I studied the advice given in Richard Williams’ book ‘The Animator Survival Kit’ ( which I should have right from the start 🙂 and used this to get Ara walking up the bridge towards the stairs.
Until now I wasn’t quite happy with the footroll mechanism I had built for Ara, but as it turned out, I just used it in the wrong way. Reading carefully through the walkcycle basics I started to use the footroll control in a different way and to my astonishment it worked quite well.
What I have learned too, is that more planning is required before starting animating a shot. This time the planning is for the actual acting. I have to know know what will happen in this shot to lay it out correctly. This is certainly an area where I will have enough opportunity to practice.

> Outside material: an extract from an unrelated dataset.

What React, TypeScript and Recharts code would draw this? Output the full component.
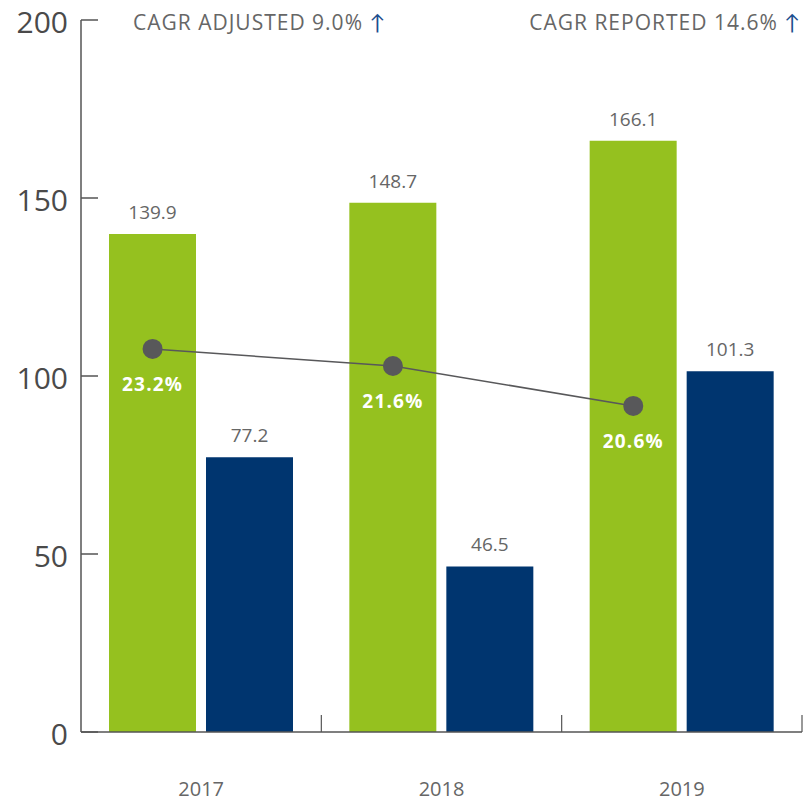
import {
  Bar,
  ComposedChart,
  LabelList,
  ReferenceLine,
  Scatter,
  XAxis,
  YAxis,
} from "recharts";

const years = ["2017", "2018", "2019"];
const adjusted = [139.9, 148.7, 166.1];
const reported = [77.2, 46.5, 101.3];
// margin line: drawn level of each dot on the left scale, with its label
const marginLevel = [107.6, 102.8, 91.6];
const marginLabels = ["23.2%", "21.6%", "20.6%"];
const yTicks = [0, 50, 100, 150, 200];

const GREEN = "#95c11f";
const BLUE = "#00356f";
const DOT = "#58585a";
const TEXT = "#666";
const AXIS = "#555";
const FONT = "'Open Sans', Lato, sans-serif";

const W = 804;
const H = 802;
const MARGIN = { top: 20, right: 2, left: 0, bottom: 10 };
const Y_W = 81;
const BAND = (W - MARGIN.left - MARGIN.right - Y_W) / years.length;
const CAT_GAP = 28;
const BAR_GAP = 10;
const BAR_W = (BAND - 2 * CAT_GAP - BAR_GAP) / 2;
const DOT_OFFSET = (CAT_GAP + BAR_W / 2) / BAND;

const data = years.map((year, i) => ({
  year,
  adjusted: adjusted[i],
  reported: reported[i],
}));

const dots = years.map((_, i) => ({
  x: i + DOT_OFFSET,
  y: marginLevel[i],
  label: marginLabels[i],
}));

function YTick(props: any) {
  const { x, y, payload } = props;
  return (
    <g>
      <line x1={x} x2={x + 17} y1={y} y2={y} stroke={AXIS} strokeWidth={1.5} />
      <text
        x={x - 13}
        y={y + 2}
        dy="0.35em"
        textAnchor="end"
        fill="#4a4a4a"
        fontSize={30}
        fontFamily={FONT}
      >
        {payload.value}
      </text>
    </g>
  );
}

function BoundaryTick(props: any) {
  const { x1, y1, y2 } = props;
  const bottom = Math.max(y1, y2);
  return <line x1={x1} x2={x1} y1={bottom - 17} y2={bottom} stroke={AXIS} strokeWidth={1.2} />;
}

function MarginLabel(props: any) {
  const { x, y, width, height, value } = props;
  const cx = x + (width ?? 0) / 2;
  const cy = y + (height ?? 0) / 2;
  return (
    <text
      x={cx}
      y={cy + 35}
      dy="0.35em"
      textAnchor="middle"
      fill="#fff"
      fontWeight={700}
      fontSize={19}
      letterSpacing={1.2}
      fontFamily={FONT}
    >
      {value}
    </text>
  );
}

export default function App() {
  return (
    <div style={{ position: "absolute", left: 0, top: 0, width: W, height: H, fontFamily: FONT }}>
      <ComposedChart
        width={W}
        height={H}
        data={data}
        margin={MARGIN}
        barCategoryGap={CAT_GAP}
        barGap={BAR_GAP}
      >
        <XAxis
          dataKey="year"
          axisLine={{ stroke: AXIS, strokeWidth: 1.5 }}
          tickLine={false}
          tickSize={0}
          tickMargin={50}
          height={60}
          tick={{ fontSize: 20, fill: TEXT, fontFamily: FONT }}
        />
        <XAxis xAxisId="pos" dataKey="x" type="number" domain={[0, 3]} hide />
        <YAxis
          domain={[0, 200]}
          ticks={yTicks}
          width={Y_W}
          tickSize={0}
          tickMargin={0}
          tickLine={false}
          axisLine={{ stroke: AXIS, strokeWidth: 1.5 }}
          tick={<YTick />}
          interval={0}
        />
        <Bar dataKey="adjusted" fill={GREEN} isAnimationActive={false}>
          <LabelList
            dataKey="adjusted"
            position="top"
            offset={15}
            fill={TEXT}
            fontSize={19}
            fontFamily={FONT}
          />
        </Bar>
        <Bar dataKey="reported" fill={BLUE} isAnimationActive={false}>
          <LabelList
            dataKey="reported"
            position="top"
            offset={15}
            fill={TEXT}
            fontSize={19}
            fontFamily={FONT}
          />
        </Bar>
        {[1, 2, 3].map((b) => (
          <ReferenceLine key={b} x={b} xAxisId="pos" shape={<BoundaryTick />} />
        ))}
        <Scatter
          data={dots}
          xAxisId="pos"
          dataKey="y"
          fill={DOT}
          line={{ stroke: DOT, strokeWidth: 1.5 }}
          shape={(p: any) => <circle cx={p.cx} cy={p.cy} r={10} fill={DOT} />}
          isAnimationActive={false}
        >
          <LabelList dataKey="label" content={<MarginLabel />} />
        </Scatter>
      </ComposedChart>
      <div
        style={{
          position: "absolute",
          left: 133,
          top: 8,
          fontSize: 21,
          letterSpacing: 1,
          color: TEXT,
          whiteSpace: "nowrap",
        }}
      >
        CAGR ADJUSTED 9.0% <span style={{ color: "#1d4f8f" }}>↑</span>
      </div>
      <div
        style={{
          position: "absolute",
          right: 3,
          top: 8,
          fontSize: 21,
          letterSpacing: 1,
          color: TEXT,
          whiteSpace: "nowrap",
        }}
      >
        CAGR REPORTED 14.6% <span style={{ color: "#1d4f8f" }}>↑</span>
      </div>
    </div>
  );
}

I was not quite sure how the workflow is for layering actions over a basic animation. I tried to use the NLA editor for this but in the end went back to do it all in one action as it gave me the best control and more important overview over the animation.
Another point I discovered was, that the lookat control for the eyes was nice but not really usable in the animation. The control was parented to the head, so that if you set it once, the eyes would always stay fixed in respect to the head. This is not what the eyes are doing in reality. They focus on something out of the reference of the heads coordinate system and stay locked on it. For this to work I had to rework the lookat control somewhat. Ii am still not completely satisfied but for this shot it is sufficient.
And, I couldn’t resist to test my theoretical cloth workflow on this shot. Better test it early than be sorry after all the shots are animated 🙂
See here for the current version of scene 1 shot 3:
And, btw, I will certainly redo scene 1 shot 2 from scratch with all the new knowledge I have now regarding walkcycles for Ara.